• **OBJECTIVE**: Without the pictures, copy all the entries below exactly.

+---+

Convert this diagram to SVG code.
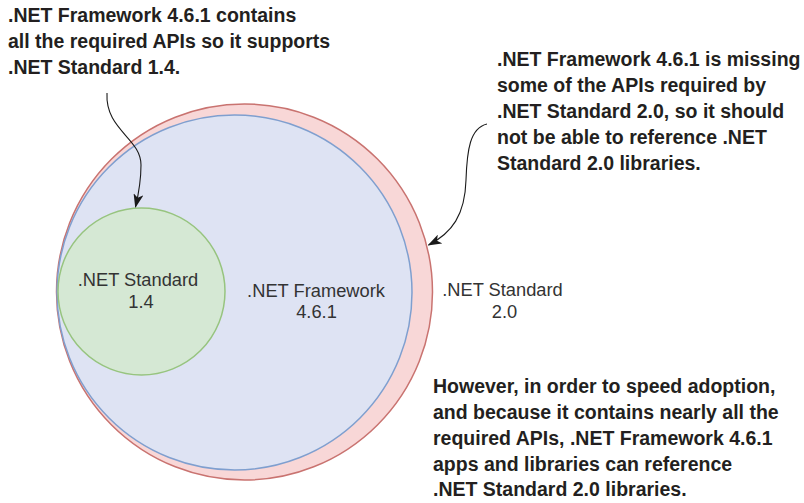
<svg xmlns="http://www.w3.org/2000/svg" width="804" height="503" viewBox="0 0 804 503">
<defs>
<style>
.lbl{font-family:"Liberation Sans",Arial,sans-serif;font-size:18.3px;fill:#333;text-anchor:middle}
.note{font-family:"Liberation Sans",Arial,sans-serif;font-size:19.5px;font-weight:bold;fill:#231f20}
.conn{fill:none;stroke:#1a1a1a;stroke-width:1.1}
</style>
<marker id="arr" markerWidth="14" markerHeight="10" refX="13" refY="5" orient="auto" markerUnits="userSpaceOnUse">
<path d="M0,0 L14,5 L0,10 L3.5,5 Z" fill="#1a1a1a"/>
</marker>
</defs>
<rect width="804" height="503" fill="#ffffff"/>
<g id="netstandard20">
<circle cx="244.5" cy="292" r="188" fill="#f8d7d7" stroke="#c97370" stroke-width="1.5"/>
<text class="lbl" x="502.5" y="296">.NET Standard</text>
<text class="lbl" x="504.5" y="318">2.0</text>
</g>
<g id="netframework461">
<circle cx="234.5" cy="292.5" r="177.5" fill="#dee3f3" stroke="#7f9fcf" stroke-width="1.5"/>
<text class="lbl" x="316" y="297">.NET Framework</text>
<text class="lbl" x="316.5" y="318">4.6.1</text>
</g>
<g id="netstandard14">
<circle cx="141.5" cy="291.5" r="83.5" fill="#d5e8d4" stroke="#97c47f" stroke-width="1.5"/>
<text class="lbl" x="138" y="286">.NET Standard</text>
<text class="lbl" x="141" y="308">1.4</text>
</g>
<g id="note1">
<text class="note" x="8" y="22">.NET Framework 4.6.1 contains</text>
<text class="note" x="8" y="48">all the required APIs so it supports</text>
<text class="note" x="8" y="74">.NET Standard 1.4.</text>
</g>
<g id="note2">
<text class="note" x="497" y="66">.NET Framework 4.6.1 is missing</text>
<text class="note" x="497" y="92">some of the APIs required by</text>
<text class="note" x="497" y="118">.NET Standard 2.0, so it should</text>
<text class="note" x="497" y="144">not be able to reference .NET</text>
<text class="note" x="497" y="170">Standard 2.0 libraries.</text>
</g>
<g id="note3">
<text class="note" x="433" y="393">However, in order to speed adoption,</text>
<text class="note" x="433" y="419">and because it contains nearly all the</text>
<text class="note" x="433" y="445">required APIs, .NET Framework 4.6.1</text>
<text class="note" x="433" y="471">apps and libraries can reference</text>
<text class="note" x="433" y="496">.NET Standard 2.0 libraries.</text>
</g>
<g id="connectors">
<path class="conn" d="M107,93 C105,130 141,138 141,165 C141,180 139,192 135.5,207" marker-end="url(#arr)"/>
<path class="conn" d="M487,124 C470,128 467,150 466,180 C465,215 452,233 428.5,245" marker-end="url(#arr)"/>
</g>
</svg>
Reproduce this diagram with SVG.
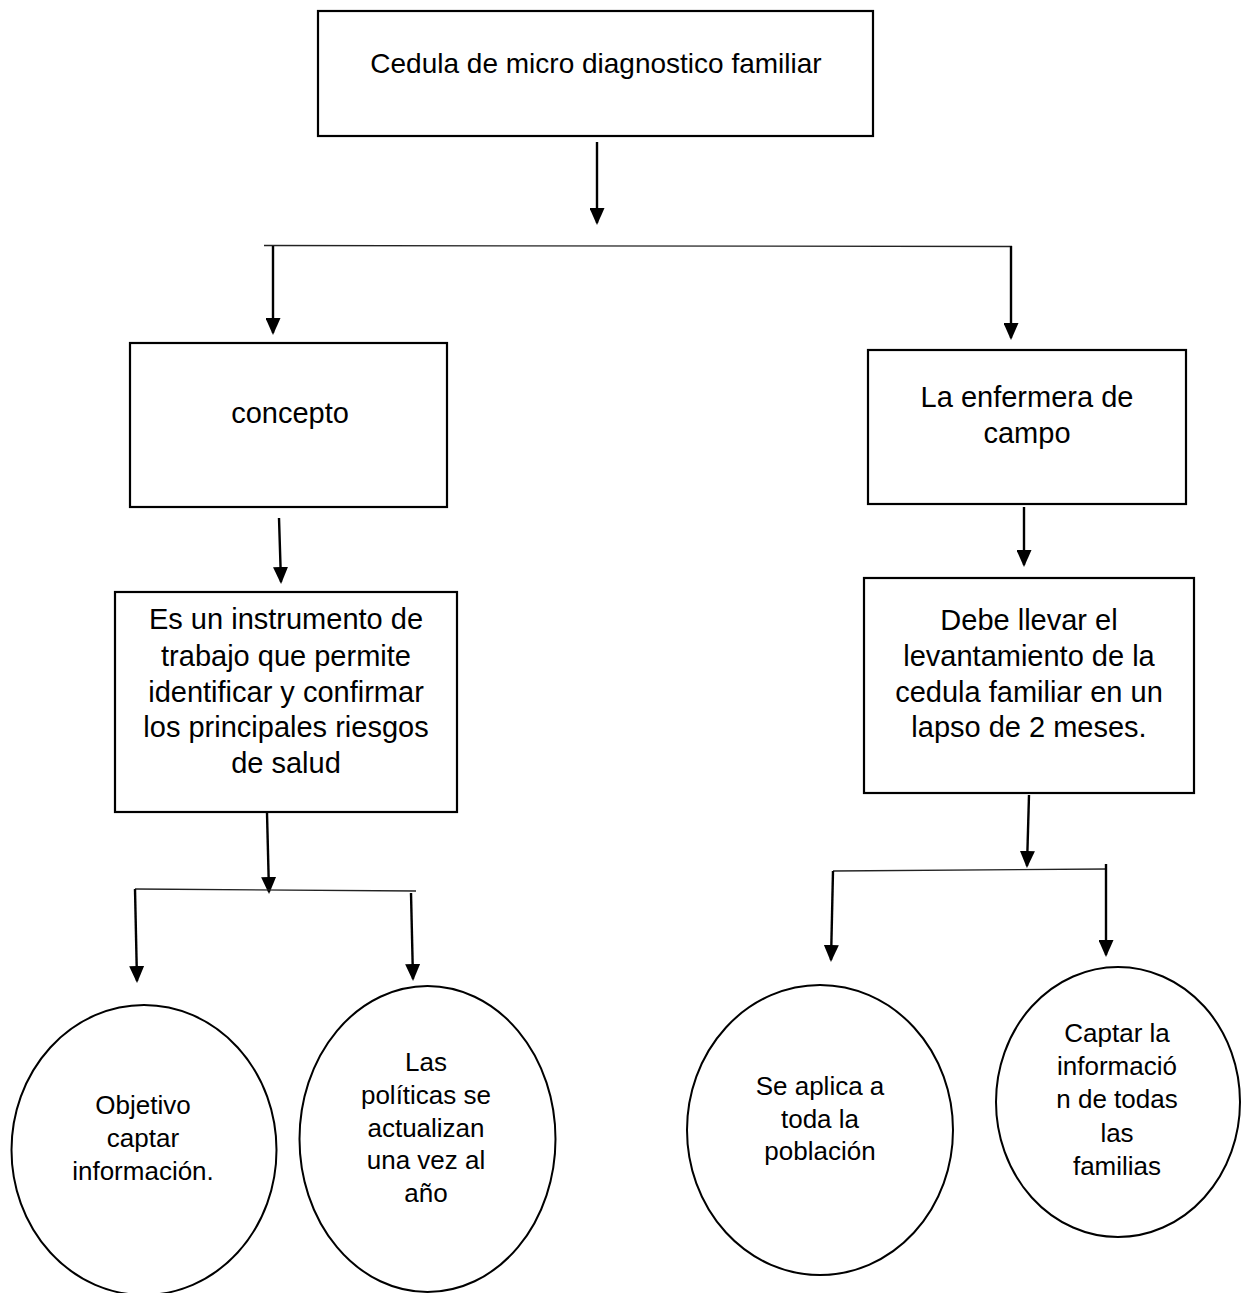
<svg xmlns="http://www.w3.org/2000/svg" width="1241" height="1293" viewBox="0 0 1241 1293">
<style>
.box{fill:#fff;stroke:#000;stroke-width:2.2}
.ell{fill:#fff;stroke:#000;stroke-width:2}
.t{font-family:"Liberation Sans",Arial,sans-serif;font-size:29px;fill:#000;text-anchor:middle}
.tt{font-family:"Liberation Sans",Arial,sans-serif;font-size:28px;fill:#000;text-anchor:middle}
.te{font-family:"Liberation Sans",Arial,sans-serif;font-size:26px;fill:#000;text-anchor:middle}
.arr{stroke:#000;stroke-width:2.4;fill:none;marker-end:url(#ah)}
.hl{stroke:#222;stroke-width:1.4;fill:none}
</style>
<defs>
<marker id="ah" markerUnits="userSpaceOnUse" viewBox="0 0 17 15" refX="15" refY="7.5" markerWidth="17" markerHeight="15" orient="auto">
<path d="M0,0 L17,7.5 L0,15 z" fill="#000"/>
</marker>
</defs>
<rect width="1241" height="1293" fill="#fff"/>
<g id="connectors">
<line class="arr" x1="597" y1="142" x2="597" y2="223"/>
<line class="hl" x1="264" y1="245.5" x2="1012" y2="246.5"/>
<line class="arr" x1="273" y1="246" x2="273" y2="333"/>
<line class="arr" x1="1011" y1="246" x2="1011" y2="338"/>
<line class="arr" x1="279" y1="518" x2="281" y2="582"/>
<line class="arr" x1="1024" y1="507" x2="1024" y2="565"/>
<line class="arr" x1="267" y1="813" x2="269" y2="892"/>
<line class="hl" x1="135" y1="889" x2="416" y2="891"/>
<line class="arr" x1="135" y1="889" x2="137" y2="981"/>
<line class="arr" x1="411" y1="893" x2="413" y2="979"/>
<line class="arr" x1="1029" y1="795" x2="1027" y2="866"/>
<line class="hl" x1="833" y1="871" x2="1107" y2="869"/>
<line class="arr" x1="833" y1="871" x2="831" y2="960"/>
<line class="arr" x1="1106" y1="864" x2="1106" y2="955"/>
</g>
<g id="n-top">
<rect class="box" x="318" y="11" width="555" height="125"/>
<text class="tt" x="596" y="73">Cedula de micro diagnostico familiar</text>
</g>
<g id="n-concepto">
<rect class="box" x="130" y="343" width="317" height="164"/>
<text class="t" x="290" y="423">concepto</text>
</g>
<g id="n-enfermera">
<rect class="box" x="868" y="350" width="318" height="154"/>
<text class="t" x="1027" y="407">La enfermera de</text>
<text class="t" x="1027" y="443">campo</text>
</g>
<g id="n-instrumento">
<rect class="box" x="115" y="592" width="342" height="220"/>
<text class="t" x="286" y="629">Es un instrumento de</text>
<text class="t" x="286" y="666">trabajo que permite</text>
<text class="t" x="286" y="702">identificar y confirmar</text>
<text class="t" x="286" y="737">los principales riesgos</text>
<text class="t" x="286" y="773">de salud</text>
</g>
<g id="n-debe">
<rect class="box" x="864" y="578" width="330" height="215"/>
<text class="t" x="1029" y="630">Debe llevar el</text>
<text class="t" x="1029" y="666">levantamiento de la</text>
<text class="t" x="1029" y="702">cedula familiar en un</text>
<text class="t" x="1029" y="737">lapso de 2 meses.</text>
</g>
<g id="n-objetivo">
<ellipse class="ell" cx="144" cy="1150" rx="132.5" ry="145"/>
<text class="te" x="143" y="1114">Objetivo</text>
<text class="te" x="143" y="1147">captar</text>
<text class="te" x="143" y="1180">información.</text>
</g>
<g id="n-politicas">
<ellipse class="ell" cx="427.5" cy="1139" rx="128" ry="153"/>
<text class="te" x="426" y="1071">Las</text>
<text class="te" x="426" y="1104">políticas se</text>
<text class="te" x="426" y="1137">actualizan</text>
<text class="te" x="426" y="1169">una vez al</text>
<text class="te" x="426" y="1202">año</text>
</g>
<g id="n-poblacion">
<ellipse class="ell" cx="820" cy="1130" rx="133" ry="145"/>
<text class="te" x="820" y="1095">Se aplica a</text>
<text class="te" x="820" y="1128">toda la</text>
<text class="te" x="820" y="1160">población</text>
</g>
<g id="n-familias">
<ellipse class="ell" cx="1118" cy="1102" rx="122" ry="135"/>
<text class="te" x="1117" y="1042">Captar la</text>
<text class="te" x="1117" y="1075">informació</text>
<text class="te" x="1117" y="1108">n de todas</text>
<text class="te" x="1117" y="1142">las</text>
<text class="te" x="1117" y="1175">familias</text>
</g>
</svg>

+---+

• **THE REPLY**:
Convert this diagram to SVG code.
<svg xmlns="http://www.w3.org/2000/svg" width="804" height="503" viewBox="0 0 804 503">
<defs>
<style>
.lbl{font-family:"Liberation Sans",Arial,sans-serif;font-size:18.3px;fill:#333;text-anchor:middle}
.note{font-family:"Liberation Sans",Arial,sans-serif;font-size:19.5px;font-weight:bold;fill:#231f20}
.conn{fill:none;stroke:#1a1a1a;stroke-width:1.1}
</style>
<marker id="arr" markerWidth="14" markerHeight="10" refX="13" refY="5" orient="auto" markerUnits="userSpaceOnUse">
<path d="M0,0 L14,5 L0,10 L3.5,5 Z" fill="#1a1a1a"/>
</marker>
</defs>
<rect width="804" height="503" fill="#ffffff"/>
<g id="netstandard20">
<circle cx="244.5" cy="292" r="188" fill="#f8d7d7" stroke="#c97370" stroke-width="1.5"/>
<text class="lbl" x="502.5" y="296">.NET Standard</text>
<text class="lbl" x="504.5" y="318">2.0</text>
</g>
<g id="netframework461">
<circle cx="234.5" cy="292.5" r="177.5" fill="#dee3f3" stroke="#7f9fcf" stroke-width="1.5"/>
<text class="lbl" x="316" y="297">.NET Framework</text>
<text class="lbl" x="316.5" y="318">4.6.1</text>
</g>
<g id="netstandard14">
<circle cx="141.5" cy="291.5" r="83.5" fill="#d5e8d4" stroke="#97c47f" stroke-width="1.5"/>
<text class="lbl" x="138" y="286">.NET Standard</text>
<text class="lbl" x="141" y="308">1.4</text>
</g>
<g id="note1">
<text class="note" x="8" y="22">.NET Framework 4.6.1 contains</text>
<text class="note" x="8" y="48">all the required APIs so it supports</text>
<text class="note" x="8" y="74">.NET Standard 1.4.</text>
</g>
<g id="note2">
<text class="note" x="497" y="66">.NET Framework 4.6.1 is missing</text>
<text class="note" x="497" y="92">some of the APIs required by</text>
<text class="note" x="497" y="118">.NET Standard 2.0, so it should</text>
<text class="note" x="497" y="144">not be able to reference .NET</text>
<text class="note" x="497" y="170">Standard 2.0 libraries.</text>
</g>
<g id="note3">
<text class="note" x="433" y="393">However, in order to speed adoption,</text>
<text class="note" x="433" y="419">and because it contains nearly all the</text>
<text class="note" x="433" y="445">required APIs, .NET Framework 4.6.1</text>
<text class="note" x="433" y="471">apps and libraries can reference</text>
<text class="note" x="433" y="496">.NET Standard 2.0 libraries.</text>
</g>
<g id="connectors">
<path class="conn" d="M107,93 C105,130 141,138 141,165 C141,180 139,192 135.5,207" marker-end="url(#arr)"/>
<path class="conn" d="M487,124 C470,128 467,150 466,180 C465,215 452,233 428.5,245" marker-end="url(#arr)"/>
</g>
</svg>
Reproduce this diagram with SVG.
<svg xmlns="http://www.w3.org/2000/svg" width="1241" height="1293" viewBox="0 0 1241 1293">
<style>
.box{fill:#fff;stroke:#000;stroke-width:2.2}
.ell{fill:#fff;stroke:#000;stroke-width:2}
.t{font-family:"Liberation Sans",Arial,sans-serif;font-size:29px;fill:#000;text-anchor:middle}
.tt{font-family:"Liberation Sans",Arial,sans-serif;font-size:28px;fill:#000;text-anchor:middle}
.te{font-family:"Liberation Sans",Arial,sans-serif;font-size:26px;fill:#000;text-anchor:middle}
.arr{stroke:#000;stroke-width:2.4;fill:none;marker-end:url(#ah)}
.hl{stroke:#222;stroke-width:1.4;fill:none}
</style>
<defs>
<marker id="ah" markerUnits="userSpaceOnUse" viewBox="0 0 17 15" refX="15" refY="7.5" markerWidth="17" markerHeight="15" orient="auto">
<path d="M0,0 L17,7.5 L0,15 z" fill="#000"/>
</marker>
</defs>
<rect width="1241" height="1293" fill="#fff"/>
<g id="connectors">
<line class="arr" x1="597" y1="142" x2="597" y2="223"/>
<line class="hl" x1="264" y1="245.5" x2="1012" y2="246.5"/>
<line class="arr" x1="273" y1="246" x2="273" y2="333"/>
<line class="arr" x1="1011" y1="246" x2="1011" y2="338"/>
<line class="arr" x1="279" y1="518" x2="281" y2="582"/>
<line class="arr" x1="1024" y1="507" x2="1024" y2="565"/>
<line class="arr" x1="267" y1="813" x2="269" y2="892"/>
<line class="hl" x1="135" y1="889" x2="416" y2="891"/>
<line class="arr" x1="135" y1="889" x2="137" y2="981"/>
<line class="arr" x1="411" y1="893" x2="413" y2="979"/>
<line class="arr" x1="1029" y1="795" x2="1027" y2="866"/>
<line class="hl" x1="833" y1="871" x2="1107" y2="869"/>
<line class="arr" x1="833" y1="871" x2="831" y2="960"/>
<line class="arr" x1="1106" y1="864" x2="1106" y2="955"/>
</g>
<g id="n-top">
<rect class="box" x="318" y="11" width="555" height="125"/>
<text class="tt" x="596" y="73">Cedula de micro diagnostico familiar</text>
</g>
<g id="n-concepto">
<rect class="box" x="130" y="343" width="317" height="164"/>
<text class="t" x="290" y="423">concepto</text>
</g>
<g id="n-enfermera">
<rect class="box" x="868" y="350" width="318" height="154"/>
<text class="t" x="1027" y="407">La enfermera de</text>
<text class="t" x="1027" y="443">campo</text>
</g>
<g id="n-instrumento">
<rect class="box" x="115" y="592" width="342" height="220"/>
<text class="t" x="286" y="629">Es un instrumento de</text>
<text class="t" x="286" y="666">trabajo que permite</text>
<text class="t" x="286" y="702">identificar y confirmar</text>
<text class="t" x="286" y="737">los principales riesgos</text>
<text class="t" x="286" y="773">de salud</text>
</g>
<g id="n-debe">
<rect class="box" x="864" y="578" width="330" height="215"/>
<text class="t" x="1029" y="630">Debe llevar el</text>
<text class="t" x="1029" y="666">levantamiento de la</text>
<text class="t" x="1029" y="702">cedula familiar en un</text>
<text class="t" x="1029" y="737">lapso de 2 meses.</text>
</g>
<g id="n-objetivo">
<ellipse class="ell" cx="144" cy="1150" rx="132.5" ry="145"/>
<text class="te" x="143" y="1114">Objetivo</text>
<text class="te" x="143" y="1147">captar</text>
<text class="te" x="143" y="1180">información.</text>
</g>
<g id="n-politicas">
<ellipse class="ell" cx="427.5" cy="1139" rx="128" ry="153"/>
<text class="te" x="426" y="1071">Las</text>
<text class="te" x="426" y="1104">políticas se</text>
<text class="te" x="426" y="1137">actualizan</text>
<text class="te" x="426" y="1169">una vez al</text>
<text class="te" x="426" y="1202">año</text>
</g>
<g id="n-poblacion">
<ellipse class="ell" cx="820" cy="1130" rx="133" ry="145"/>
<text class="te" x="820" y="1095">Se aplica a</text>
<text class="te" x="820" y="1128">toda la</text>
<text class="te" x="820" y="1160">población</text>
</g>
<g id="n-familias">
<ellipse class="ell" cx="1118" cy="1102" rx="122" ry="135"/>
<text class="te" x="1117" y="1042">Captar la</text>
<text class="te" x="1117" y="1075">informació</text>
<text class="te" x="1117" y="1108">n de todas</text>
<text class="te" x="1117" y="1142">las</text>
<text class="te" x="1117" y="1175">familias</text>
</g>
</svg>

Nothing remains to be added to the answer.